Foreign citizens already on the Anagrafe registry
The application of the regime can also be extended to non-Italian citizens who have previously acquired residence in Italy and returned to their home country without first removing themselves from the Italian resident population register (Anagrafe).
Compensation and bonuses accrued before and during application to the regime
Any compensation or bonuses that the worker has accrued before relocating to Italy, as well as any received during the period in which he/she is resident in Italy benefitting from the regime, will be excluded from the regime, as they refer to activities carried out before relocating to Italy. Furthermore, any compensation/bonus accrued during the period of time spent in Italy under the regime, but received after the worker is no longer benefitting from the regime, will be taxed according to the ordinary tax rules.
Financial sector executives
The Tax Authority has clarified that the additional 10% tax that applies to certain employees of finance companies (e.g. managers), in the form of bonuses or stock options, is excluded from the regime.
Airline and shipping employees
The regime can apply to workers in these industries (e.g. pilots or captains) providing the worker performs his/her work on national air/ship routes or on land in Italy for a period equal to or greater than 183 days a year.

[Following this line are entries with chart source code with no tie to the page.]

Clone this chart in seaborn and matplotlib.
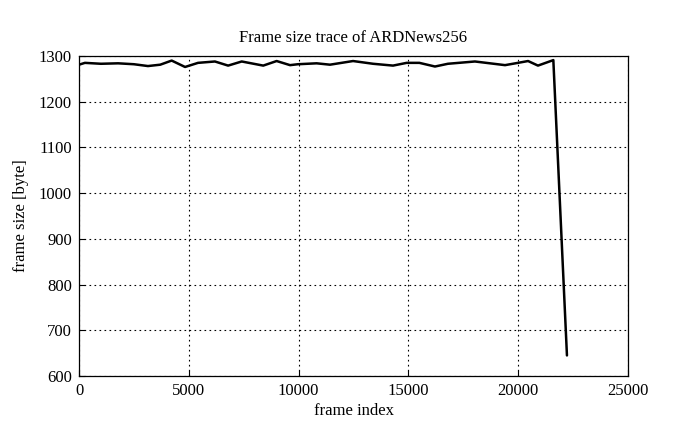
import numpy as np
import pandas as pd
import seaborn as sns
import matplotlib.pyplot as plt

# frame index / frame size
frame_index = [0, 270, 1000, 1780, 2500, 3140, 3700, 4220, 4830, 5420, 6190, 6790,
               7410, 8390, 9000, 9610, 9970, 10820, 11430, 12480, 13390, 14300,
               14920, 15500, 16210, 16800, 18030, 19400, 19990, 20450, 20900,
               21600, 22220]
frame_size = [1281, 1285, 1283, 1284, 1282, 1278, 1281, 1290, 1276, 1285, 1288, 1279,
              1288, 1279, 1289, 1280, 1282, 1284, 1281, 1289, 1283, 1279,
              1285, 1285, 1277, 1283, 1288, 1280, 1285, 1289, 1279,
              1291, 645]

data = pd.DataFrame({'frame index': frame_index, 'frame size': frame_size})

sns.set_style('ticks')
plt.rcParams['font.family'] = ['Liberation Serif', 'DejaVu Serif']
plt.rcParams['text.color'] = 'black'
plt.rcParams['axes.labelcolor'] = 'black'
plt.rcParams['xtick.color'] = 'black'
plt.rcParams['ytick.color'] = 'black'

fig = plt.figure(figsize=(6.95, 4.29), dpi=100)
ax = fig.add_axes([79 / 695, 1 - 376 / 429, 549 / 695, 320 / 429])

sns.lineplot(data=data, x='frame index', y='frame size', ax=ax,
             color='black', linewidth=1.8)

ax.set_xlim(0, 25000)
ax.set_ylim(600, 1300)
ax.set_xticks(range(0, 25001, 5000))
ax.set_yticks(range(600, 1301, 100))
ax.grid(True, color='black', linestyle=(0, (1.5, 3)), linewidth=0.8)
ax.tick_params(direction='in', length=4, width=0.8, labelsize=12, pad=5)
for s in ax.spines.values():
    s.set_linewidth(0.9)
    s.set_color('black')

ax.set_title('Frame size trace of ARDNews256', fontsize=12, pad=10)
ax.set_xlabel('frame index', fontsize=12, labelpad=3)
ax.set_ylabel('frame size [byte]', fontsize=12, labelpad=7)

plt.savefig('out.png', dpi=100)
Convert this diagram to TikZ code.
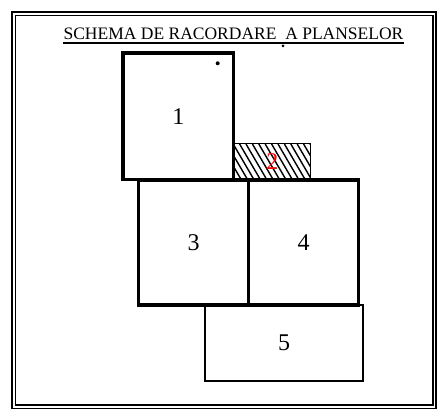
\documentclass[tikz,border=0pt]{standalone}
\usepackage{fontspec}
\setmainfont{Liberation Serif}
\begin{document}
\begin{tikzpicture}[x=1pt,y=-1pt,
  thickbox/.style={draw=black,line width=3.2pt,rectangle,inner sep=0pt,outer sep=0pt,font=\fontsize{24}{27}\selectfont},
  thinbox/.style={draw=black,line width=1.5pt,rectangle,inner sep=0pt,outer sep=0pt,font=\fontsize{24}{27}\selectfont},
  framel/.style={draw=black,line width=1.8pt}]
\useasboundingbox (0,0) rectangle (445,416);
% frame
\draw[framel] (12,12) rectangle (436,408.5);
\draw[framel] (15.5,15.5) rectangle (432.8,405);
% title
\node[anchor=base,inner sep=0pt,font=\fontsize{17.5}{20}\selectfont] (title) at (233.5,39.3) {SCHEMA DE RACORDARE\ \ A PLANSELOR};
\coordinate (ulA) at (63,43);
\coordinate (ulB) at (404,43);
\draw[line width=1.1pt] (ulA) -- (ulB);
\fill (283,45.8) circle (1.5);
% box 2 hatched
\begin{scope}
\clip (234,144) rectangle (310.5,180);
\foreach \i in {0,...,18} {
  \draw[line width=1.4pt] (214+\i*6.4,144) -- (235+\i*6.4,180);
}
\end{scope}
\node[thinbox,minimum width=76.5pt,minimum height=36pt,text=red] (b2) at (272.25,161.5) {2};
% box 1
\node[thickbox,minimum width=110.7pt,minimum height=126.5pt] (b1) at (178.4,116.3) {1};
\fill (217.7,63.3) circle (2);
% boxes 3 and 4
\node[thickbox,minimum width=110pt,minimum height=125pt] (b3) at (193.5,242.5) {3};
\node[thickbox,minimum width=110pt,minimum height=125pt] (b4) at (303.5,242.5) {4};
% box 5
\node[thinbox,minimum width=158pt,minimum height=75.7pt] (b5) at (284,342.9) {5};
\end{tikzpicture}
\end{document}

To benefit from the regime, employees must issue a written declaration to their employers asking for the application of the reduced tax rates. Self-employed workers and individuals carrying out business activities will be able to apply the regime autonomously when filing their tax return, as well as presenting specific written requests to their clients for reduced rates. The Tax Authority specifies that applications can be made to the regime until the submission of so-called "late tax returns" (i.e. within 90 days of the official deadline). After this deadline has fallen, it will no longer be possible to apply for the regime. However, if a worker does not apply to the regime in their first year of residence in Italy, he/she is still able to apply in their following years of residence (up to the first five years of residence).

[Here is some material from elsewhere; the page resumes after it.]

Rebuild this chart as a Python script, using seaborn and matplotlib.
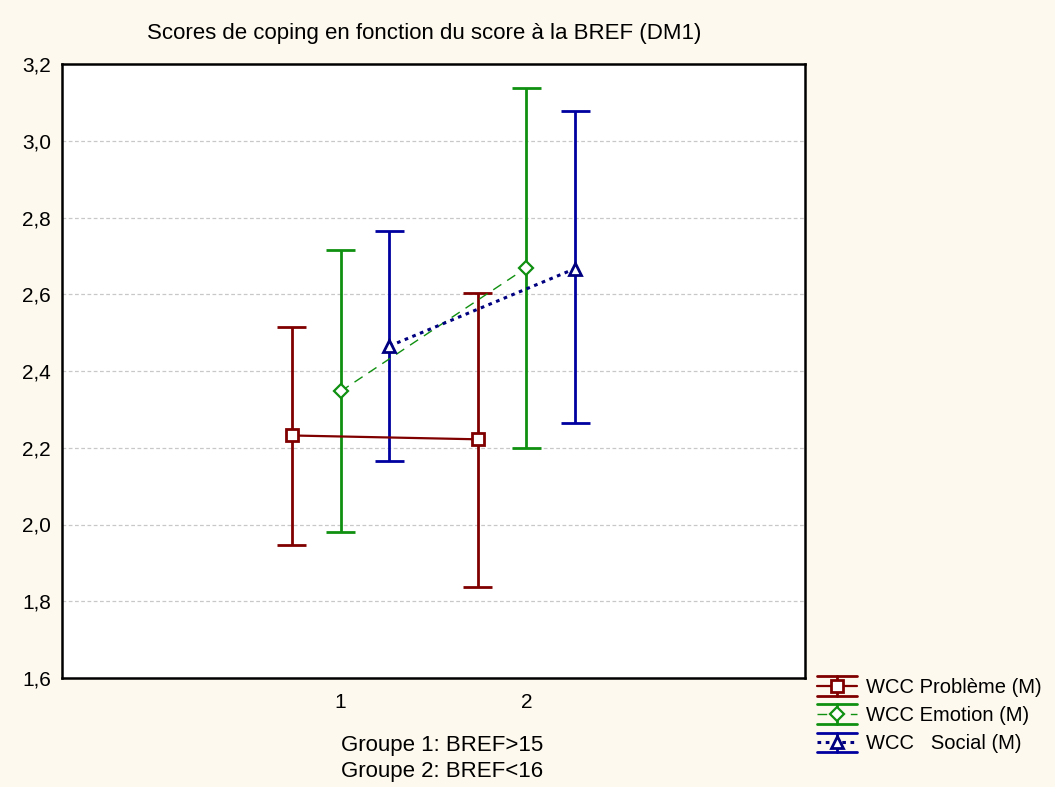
import numpy as np
import pandas as pd
import matplotlib
matplotlib.use("Agg")
import matplotlib.pyplot as plt
import seaborn as sns
from matplotlib.legend_handler import HandlerBase
from matplotlib.lines import Line2D

# ---- data ----
groups = [1, 2]
series = ["WCC Problème (M)", "WCC Emotion (M)", "WCC   Social (M)"]
prob_mean = [2.232, 2.222]
prob_low = [1.947, 1.837]
prob_high = [2.514, 2.603]
emo_mean = [2.347, 2.669]
emo_low = [1.980, 2.200]
emo_high = [2.715, 3.137]
soc_mean = [2.465, 2.667]
soc_low = [2.166, 2.265]
soc_high = [2.765, 3.077]
yticks = [1.6, 1.8, 2.0, 2.2, 2.4, 2.6, 2.8, 3.0, 3.2]
title = "Scores de coping en fonction du score à la BREF (DM1)"
notes = ["Groupe 1: BREF>15", "Groupe 2: BREF<16"]

sns.set_theme(style="white")
plt.rcParams['font.family'] = ['Liberation Sans', 'DejaVu Sans']
plt.rcParams['text.color'] = 'black'

FS = 15
TFS = 16
bg = "#fdf9ee"
fig = plt.figure(figsize=(10.55, 7.87), dpi=100, facecolor=bg)
ax = fig.add_axes([62/1055, 1-678/787, (805-62)/1055, (678-64)/787])
ax.set_facecolor("white")

styles = [
    dict(color="#800000", ecolor="#800000", ls="-", lw=1.6, marker="s", ms=8.5, mew=2.0, offset=-0.263),
    dict(color="#109010", ecolor="#109010", ls=(0, (7, 5)), lw=1.0, marker="D", ms=7.5, mew=1.6, offset=0.0),
    dict(color="#000080", ecolor="#0000a0", ls=(0, (1.2, 1.5)), lw=2.2, marker="^", ms=8.5, mew=2.0, offset=0.263),
]
means = [prob_mean, emo_mean, soc_mean]
lows = [prob_low, emo_low, soc_low]
highs = [prob_high, emo_high, soc_high]

rows = []
for name, m, lo, hi, st in zip(series, means, lows, highs, styles):
    for g, mv, l, h in zip(groups, m, lo, hi):
        rows.append(dict(series=name, x=g + st["offset"], mean=mv, low=l, high=h))
df = pd.DataFrame(rows)

for name, st in zip(series, styles):
    d = df[df.series == name]
    ax.vlines(d.x, d.low, d.high, color=st["ecolor"], lw=2.0, zorder=2)
    ax.hlines(d.low, d.x - 0.078, d.x + 0.078, color=st["ecolor"], lw=2.0, zorder=2)
    ax.hlines(d.high, d.x - 0.078, d.x + 0.078, color=st["ecolor"], lw=2.0, zorder=2)
    sns.lineplot(data=d, x="x", y="mean", ax=ax, color=st["color"], lw=st["lw"],
                 linestyle=st["ls"], marker=st["marker"], markersize=st["ms"],
                 markerfacecolor="white", markeredgecolor=st["color"],
                 markeredgewidth=st["mew"], zorder=3, legend=False, estimator=None)

ax.set_xlim(-0.5, 3.5)
ax.set_ylim(1.6, 3.2)
ax.set_xticks([0, 1, 2, 3])
ax.set_xticklabels(["", "1", "2", ""])
ax.set_yticks(yticks)
ax.set_yticklabels([f"{v:.1f}".replace(".", ",") for v in yticks])
ax.set_xlabel("")
ax.set_ylabel("")
ax.tick_params(direction="in", length=4, width=1.2, colors="black", labelsize=FS)
ax.tick_params(axis="x", pad=11)
ax.tick_params(axis="y", pad=8)
for v in yticks[1:-1]:
    ax.axhline(v, color="#c8c8c8", lw=0.9, ls=(0, (3, 2)), zorder=1)
for s in ax.spines.values():
    s.set_color("black")
    s.set_linewidth(1.8)
    s.set_visible(True)

fig.text(424/1055, 1-34/787, title, ha="center", va="center", fontsize=TFS, color="black")
fig.text(442/1055, 1-746/787, notes[0], ha="center", va="center", fontsize=TFS, color="black")
fig.text(442/1055, 1-772/787, notes[1], ha="center", va="center", fontsize=TFS, color="black")


class ErrHandler(HandlerBase):
    def __init__(self, st):
        super().__init__()
        self.st = st

    def create_artists(self, legend, orig_handle, xdescent, ydescent, width, height, fontsize, trans):
        st = self.st
        x0, x1 = -xdescent, -xdescent + width
        y0, y1 = -ydescent, -ydescent + height
        xm, ym = (x0 + x1) / 2, (y0 + y1) / 2
        arts = [
            Line2D([x0, x1], [y1, y1], color=st["ecolor"], lw=2.0),
            Line2D([x0, x1], [y0, y0], color=st["ecolor"], lw=2.0),
            Line2D([xm, xm], [y0, y1], color=st["ecolor"], lw=2.0),
            Line2D([x0, x1], [ym, ym], color=st["color"], lw=st["lw"], linestyle=st["ls"]),
            Line2D([xm], [ym], marker=st["marker"], ms=st["ms"], mfc="white",
                   mec=st["color"], mew=st["mew"], ls="none"),
        ]
        for a in arts:
            a.set_transform(trans)
        return arts


handles = [Line2D([], [], color=st["color"]) for st in styles]
hmap = {h: ErrHandler(st) for h, st in zip(handles, styles)}
lfs = 14.5
em = lfs * 100 / 72
leg = fig.legend(handles, series, handler_map=hmap, loc="upper left",
                 bbox_to_anchor=(815/1055, 1-674/787), frameon=False, fontsize=lfs,
                 handlelength=40/em, handleheight=23/em, labelspacing=7.5/em,
                 handletextpad=9/em, borderaxespad=0, borderpad=0.1, labelcolor="black")

fig.savefig("out.png", dpi=100, facecolor=bg)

The regime has no limitation concerning the nationality of workers relocating to Italy (e.g. non-EU nationals or those from countries that have not signed double taxation treaties with Italy are also able to apply).
Relocation to Italy's southern regions
Workers who relocate to the southern Italian regions will be able to apply a 90% exemption on their income. Furthermore, if they carry out their work in a different Italian municipality, while maintaining their residence in the south, they will still be entitled to benefit from the 90% reduction. In other words, the regime's incentives apply according to the residency of the individual and not on the basis of where their work is carried out.
Five year extension
The update specifies that applications to extend the regime (e.g. when purchasing a house or in the case of a minor child) must occur before 31 December of the fifth year of utilising the regime. In the event that an applicant were to purchase a property by 31 December of their final year under the regime, but did not sign the final purchase deed until after that date, the regime will not be extended. Furthermore, it also clarifies that the regime has a final maximum duration of 10 years.

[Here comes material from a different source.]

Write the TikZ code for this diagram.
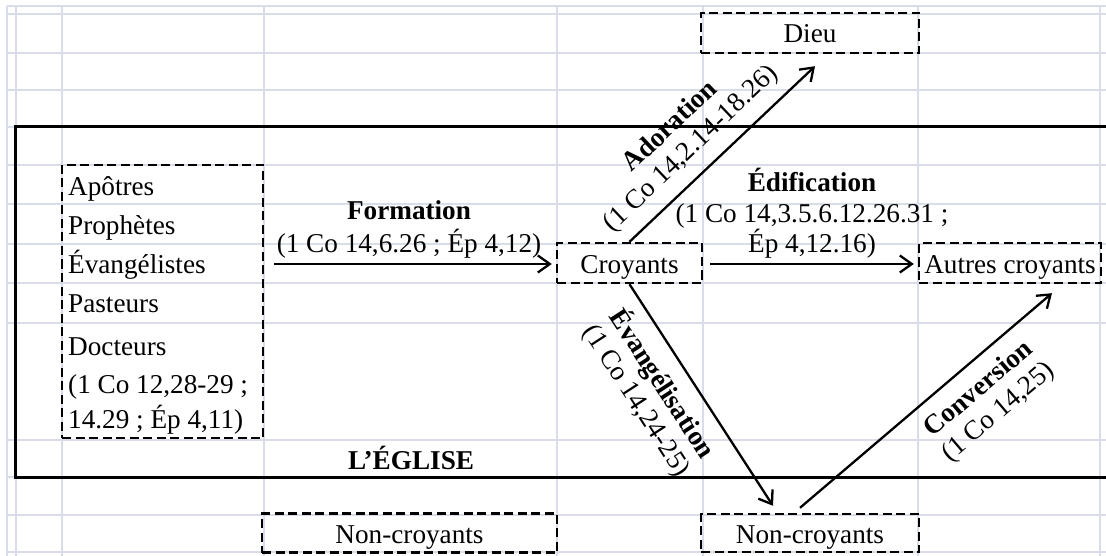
\documentclass[tikz,border=0pt]{standalone}
\usepackage{fontspec}
\setmainfont{Liberation Serif}
\usetikzlibrary{arrows.meta,calc}
\definecolor{gridc}{RGB}{216,221,233}
\begin{document}
\begin{tikzpicture}[x=1pt,y=-1pt,
  every node/.style={font=\fontsize{27.2}{31}\selectfont, inner sep=0pt},
  dbox/.style={draw, line width=2.4pt, dash pattern=on 9pt off 4.5pt, text height=20pt, text depth=0pt},
  arr/.style={line width=2.3pt, -{Straight Barb[length=12pt,width=17pt,line width=2.3pt]}},
  church/.style={line width=3pt},
  gridl/.style={gridc, line width=1.2pt},
  lab/.style={align=center}
]
\useasboundingbox (0,0) rectangle (1106,556);
% spreadsheet grid
\foreach \yy in {6,14,53,90,127,165,204,244,283,323,440,477,515,552}
  \draw[gridl] (7,\yy) -- (1106,\yy);
\foreach \xx in {7,16,62,264,557,703,918,1100}
  \draw[gridl] (\xx,6) -- (\xx,556);
% the church frame
\draw[church] (1108,127) -| (15,477) -- (1108,477);
\node[anchor=base, font=\fontsize{27.2}{31}\selectfont\bfseries] (eglise) at (411,469) {L’ÉGLISE};
% boxes
\node[dbox, minimum width=218pt, minimum height=40pt] (dieu) at (810,33) {Dieu};
\node[dbox, minimum width=145pt, minimum height=40pt] (croy) at (629.5,263) {Croyants};
\node[dbox, minimum width=182pt, minimum height=40pt] (aut) at (1010,263) {Autres croyants};
\node[dbox, minimum width=295pt, minimum height=39pt] (nc1) at (409.5,533) {Non-croyants};
\node[dbox, minimum width=218pt, minimum height=38pt] (nc2) at (810,533) {Non-croyants};
\node[dbox, minimum width=201pt, minimum height=273pt] (lbox) at (162.5,301.5) {};
\node[anchor=base west, align=left, font=\fontsize{27.2}{39}\selectfont] (ltext) at (68,428)
  {Apôtres\\Prophètes\\Évangélistes\\Pasteurs\\[4pt]Docteurs\\[-1pt](1 Co 12,28-29 ;\\[-4pt]14.29 ; Ép 4,11)};
% horizontal labels
\node[lab, anchor=base] (form) at (409,253) {\textbf{Formation}\\[2pt](1 Co 14,6.26 ; Ép 4,12)};
\node[lab, anchor=base] (edif) at (812,252) {\textbf{Édification}\\(1 Co 14,3.5.6.12.26.31 ;\\[-2pt]Ép 4,12.16)};
% diagonal labels
\node[lab, rotate=43.5, font=\fontsize{27.2}{30}\selectfont] (ador) at (681,138) {\textbf{Adoration}\\(1 Co 14,2.14-18.26)};
\node[lab, rotate=-57, font=\fontsize{27.2}{30}\selectfont] (evan) at (650,392) {\textbf{Évangélisation}\\(1 Co 14,24-25)};
\node[lab, rotate=40.5, font=\fontsize{27.2}{30}\selectfont] (conv) at (989,401) {\textbf{Conversion}\\(1 Co 14,25)};
% arrows
\draw[arr] ($(lbox.east |- croy.west)+(10,1)$) -- ($(croy.west)+(-4,1)$);
\draw[arr] ($(croy.east)+(7,1)$) -- ($(aut.west)+(-4,1)$);
\draw[arr] (croy.north) -- ($(dieu.south)+(5,12)$);
\draw[arr] (croy.south) -- ($(nc2.north)+(-37,-7)$);
\draw[arr] ($(nc2.north)+(-10,-5)$) -- ($(aut.south)+(42,9)$);
\end{tikzpicture}
\end{document}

Extension in case of buying a dwelling
In cases where the regime is extended due to the transfer of real estate, such transfer must be a purchase/sale transaction. Furthermore, the purchase must relate to the full ownership of the dwelling and not only the purchase of the sole usufruct or bare ownership of it.
The regime can also apply to income derived directly by authors or inventors of intellectual works, industrial patents and processes, formulas or information relating to experience acquired in the industrial, commercial or scientific fields, including copyrights.